My question is : given that I am using Visual Studio, how to get good performance from Boost MultiArrays?
UPDATE :
I switched over to Visual Studio 2013. There, I enabled the Qvec-report2 compiler switch. And very interestingly, when I compiled, I started receiving an info message saying that the compiler was failing to vectorize. Here is a sample info message which looks almost like a warning.

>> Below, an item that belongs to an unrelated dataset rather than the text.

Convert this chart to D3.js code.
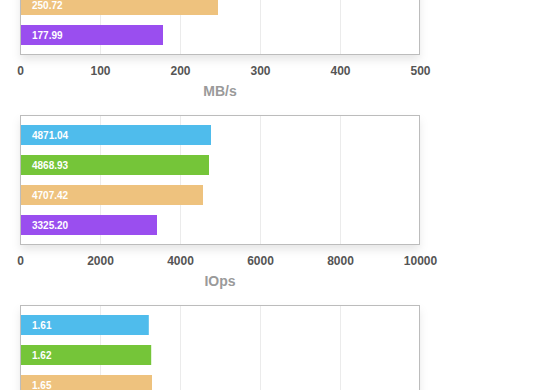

I received several such messages for the simplest of code.
--- Analyzing function: void __cdecl `vector constructor iterator'(void * __ptr64,unsigned __int64,int,void * __ptr64 (__cdecl*)(void * __ptr64)) 1> D:\Workspace\test\Scrap\Scrap\Source.cpp : info C5002: loop not vectorized due to reason '1301'
I think this is a major clue as to why Boost multiarrays are performing slower on my Visual Studio while they perform alright on GCC. Given this extra information, can you please think of a way to resolve the problem?
@Admins : Kindly unmark my question as previously answered. I have made a major edit.